Write out the records beneath this line exactly as they appear, minus any images.

________________________

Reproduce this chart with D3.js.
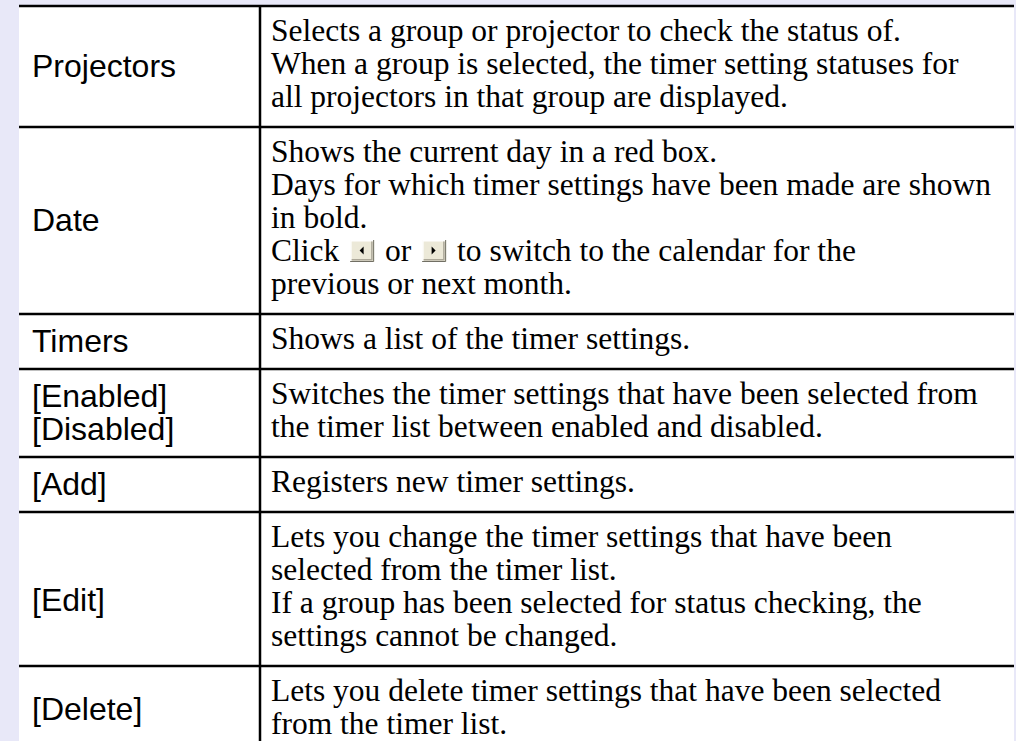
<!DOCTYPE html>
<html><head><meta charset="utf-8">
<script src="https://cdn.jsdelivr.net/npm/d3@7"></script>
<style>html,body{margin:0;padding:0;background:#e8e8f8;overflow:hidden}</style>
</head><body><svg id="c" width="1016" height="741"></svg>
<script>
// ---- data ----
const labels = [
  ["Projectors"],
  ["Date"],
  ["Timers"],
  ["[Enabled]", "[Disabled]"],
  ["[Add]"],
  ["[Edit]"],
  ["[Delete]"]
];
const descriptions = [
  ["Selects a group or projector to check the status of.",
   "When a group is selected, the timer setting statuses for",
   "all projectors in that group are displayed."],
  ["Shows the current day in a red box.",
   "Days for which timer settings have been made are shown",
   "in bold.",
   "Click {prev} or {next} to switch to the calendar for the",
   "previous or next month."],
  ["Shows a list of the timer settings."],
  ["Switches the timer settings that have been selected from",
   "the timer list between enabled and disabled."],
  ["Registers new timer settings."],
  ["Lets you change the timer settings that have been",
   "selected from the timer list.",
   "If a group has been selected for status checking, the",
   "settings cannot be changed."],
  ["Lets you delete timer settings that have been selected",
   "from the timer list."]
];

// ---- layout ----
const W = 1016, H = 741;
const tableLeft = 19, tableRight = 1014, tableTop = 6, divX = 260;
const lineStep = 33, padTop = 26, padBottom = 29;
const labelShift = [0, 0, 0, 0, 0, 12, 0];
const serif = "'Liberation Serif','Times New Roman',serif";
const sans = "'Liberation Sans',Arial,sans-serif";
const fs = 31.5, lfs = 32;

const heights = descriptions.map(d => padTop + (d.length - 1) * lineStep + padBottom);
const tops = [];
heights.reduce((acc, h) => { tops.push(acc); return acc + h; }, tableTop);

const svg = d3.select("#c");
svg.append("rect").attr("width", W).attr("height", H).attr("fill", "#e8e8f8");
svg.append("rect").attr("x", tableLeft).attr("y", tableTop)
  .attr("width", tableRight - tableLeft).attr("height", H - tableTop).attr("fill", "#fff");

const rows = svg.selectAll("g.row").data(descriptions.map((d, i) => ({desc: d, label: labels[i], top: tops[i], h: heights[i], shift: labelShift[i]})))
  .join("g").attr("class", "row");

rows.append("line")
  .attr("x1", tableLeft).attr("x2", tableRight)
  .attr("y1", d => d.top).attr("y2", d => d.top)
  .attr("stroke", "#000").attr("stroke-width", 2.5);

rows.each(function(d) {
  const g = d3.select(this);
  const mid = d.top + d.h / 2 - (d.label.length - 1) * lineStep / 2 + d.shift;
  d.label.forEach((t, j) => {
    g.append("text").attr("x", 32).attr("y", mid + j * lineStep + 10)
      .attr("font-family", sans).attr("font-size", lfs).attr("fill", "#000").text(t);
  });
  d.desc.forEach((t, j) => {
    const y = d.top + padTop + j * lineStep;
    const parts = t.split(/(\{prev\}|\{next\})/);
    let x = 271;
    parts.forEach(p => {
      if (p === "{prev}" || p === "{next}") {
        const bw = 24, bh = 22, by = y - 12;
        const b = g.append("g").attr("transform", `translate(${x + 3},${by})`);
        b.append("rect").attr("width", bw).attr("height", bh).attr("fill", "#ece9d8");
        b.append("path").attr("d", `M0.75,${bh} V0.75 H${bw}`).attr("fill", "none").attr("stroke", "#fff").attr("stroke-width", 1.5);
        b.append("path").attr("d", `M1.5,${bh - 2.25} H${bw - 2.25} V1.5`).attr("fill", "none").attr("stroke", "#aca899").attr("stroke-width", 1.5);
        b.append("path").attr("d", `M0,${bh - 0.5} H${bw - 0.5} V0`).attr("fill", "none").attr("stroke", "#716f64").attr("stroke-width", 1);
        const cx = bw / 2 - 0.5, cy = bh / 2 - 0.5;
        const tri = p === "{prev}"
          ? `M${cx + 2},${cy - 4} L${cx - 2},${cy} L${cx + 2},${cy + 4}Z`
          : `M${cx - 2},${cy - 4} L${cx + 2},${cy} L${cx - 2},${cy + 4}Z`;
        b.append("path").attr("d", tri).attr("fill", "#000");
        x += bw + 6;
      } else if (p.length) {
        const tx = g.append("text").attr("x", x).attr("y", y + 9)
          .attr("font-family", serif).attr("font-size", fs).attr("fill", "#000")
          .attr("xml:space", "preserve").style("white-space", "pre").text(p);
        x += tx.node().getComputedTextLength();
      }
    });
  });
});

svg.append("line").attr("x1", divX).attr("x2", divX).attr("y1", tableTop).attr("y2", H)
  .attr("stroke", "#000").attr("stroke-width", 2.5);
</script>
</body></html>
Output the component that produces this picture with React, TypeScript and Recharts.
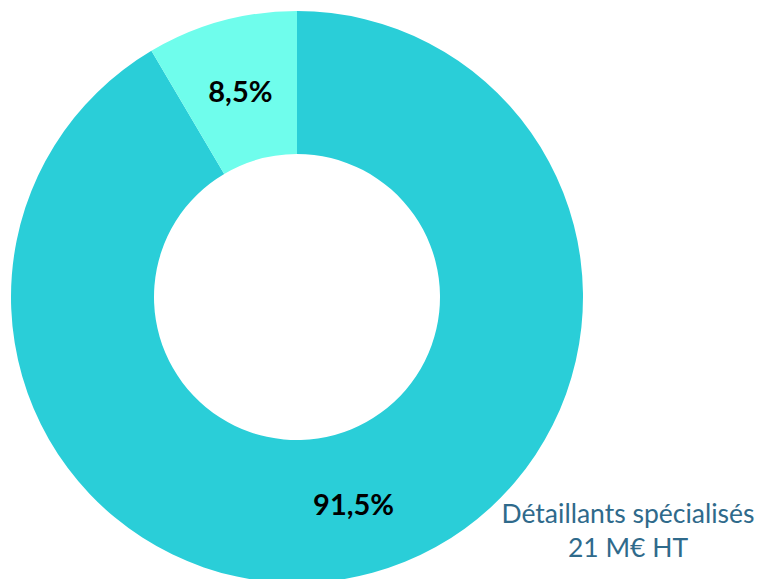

________________________

» **RESULT OF THE TASK**:
Reproduce this chart with D3.js.
<!DOCTYPE html>
<html><head><meta charset="utf-8">
<script src="https://cdn.jsdelivr.net/npm/d3@7"></script>
<style>html,body{margin:0;padding:0;background:#e8e8f8;overflow:hidden}</style>
</head><body><svg id="c" width="1016" height="741"></svg>
<script>
// ---- data ----
const labels = [
  ["Projectors"],
  ["Date"],
  ["Timers"],
  ["[Enabled]", "[Disabled]"],
  ["[Add]"],
  ["[Edit]"],
  ["[Delete]"]
];
const descriptions = [
  ["Selects a group or projector to check the status of.",
   "When a group is selected, the timer setting statuses for",
   "all projectors in that group are displayed."],
  ["Shows the current day in a red box.",
   "Days for which timer settings have been made are shown",
   "in bold.",
   "Click {prev} or {next} to switch to the calendar for the",
   "previous or next month."],
  ["Shows a list of the timer settings."],
  ["Switches the timer settings that have been selected from",
   "the timer list between enabled and disabled."],
  ["Registers new timer settings."],
  ["Lets you change the timer settings that have been",
   "selected from the timer list.",
   "If a group has been selected for status checking, the",
   "settings cannot be changed."],
  ["Lets you delete timer settings that have been selected",
   "from the timer list."]
];

// ---- layout ----
const W = 1016, H = 741;
const tableLeft = 19, tableRight = 1014, tableTop = 6, divX = 260;
const lineStep = 33, padTop = 26, padBottom = 29;
const labelShift = [0, 0, 0, 0, 0, 12, 0];
const serif = "'Liberation Serif','Times New Roman',serif";
const sans = "'Liberation Sans',Arial,sans-serif";
const fs = 31.5, lfs = 32;

const heights = descriptions.map(d => padTop + (d.length - 1) * lineStep + padBottom);
const tops = [];
heights.reduce((acc, h) => { tops.push(acc); return acc + h; }, tableTop);

const svg = d3.select("#c");
svg.append("rect").attr("width", W).attr("height", H).attr("fill", "#e8e8f8");
svg.append("rect").attr("x", tableLeft).attr("y", tableTop)
  .attr("width", tableRight - tableLeft).attr("height", H - tableTop).attr("fill", "#fff");

const rows = svg.selectAll("g.row").data(descriptions.map((d, i) => ({desc: d, label: labels[i], top: tops[i], h: heights[i], shift: labelShift[i]})))
  .join("g").attr("class", "row");

rows.append("line")
  .attr("x1", tableLeft).attr("x2", tableRight)
  .attr("y1", d => d.top).attr("y2", d => d.top)
  .attr("stroke", "#000").attr("stroke-width", 2.5);

rows.each(function(d) {
  const g = d3.select(this);
  const mid = d.top + d.h / 2 - (d.label.length - 1) * lineStep / 2 + d.shift;
  d.label.forEach((t, j) => {
    g.append("text").attr("x", 32).attr("y", mid + j * lineStep + 10)
      .attr("font-family", sans).attr("font-size", lfs).attr("fill", "#000").text(t);
  });
  d.desc.forEach((t, j) => {
    const y = d.top + padTop + j * lineStep;
    const parts = t.split(/(\{prev\}|\{next\})/);
    let x = 271;
    parts.forEach(p => {
      if (p === "{prev}" || p === "{next}") {
        const bw = 24, bh = 22, by = y - 12;
        const b = g.append("g").attr("transform", `translate(${x + 3},${by})`);
        b.append("rect").attr("width", bw).attr("height", bh).attr("fill", "#ece9d8");
        b.append("path").attr("d", `M0.75,${bh} V0.75 H${bw}`).attr("fill", "none").attr("stroke", "#fff").attr("stroke-width", 1.5);
        b.append("path").attr("d", `M1.5,${bh - 2.25} H${bw - 2.25} V1.5`).attr("fill", "none").attr("stroke", "#aca899").attr("stroke-width", 1.5);
        b.append("path").attr("d", `M0,${bh - 0.5} H${bw - 0.5} V0`).attr("fill", "none").attr("stroke", "#716f64").attr("stroke-width", 1);
        const cx = bw / 2 - 0.5, cy = bh / 2 - 0.5;
        const tri = p === "{prev}"
          ? `M${cx + 2},${cy - 4} L${cx - 2},${cy} L${cx + 2},${cy + 4}Z`
          : `M${cx - 2},${cy - 4} L${cx + 2},${cy} L${cx - 2},${cy + 4}Z`;
        b.append("path").attr("d", tri).attr("fill", "#000");
        x += bw + 6;
      } else if (p.length) {
        const tx = g.append("text").attr("x", x).attr("y", y + 9)
          .attr("font-family", serif).attr("font-size", fs).attr("fill", "#000")
          .attr("xml:space", "preserve").style("white-space", "pre").text(p);
        x += tx.node().getComputedTextLength();
      }
    });
  });
});

svg.append("line").attr("x1", divX).attr("x2", divX).attr("y1", tableTop).attr("y2", H)
  .attr("stroke", "#000").attr("stroke-width", 2.5);
</script>
</body></html>
Output the component that produces this picture with React, TypeScript and Recharts.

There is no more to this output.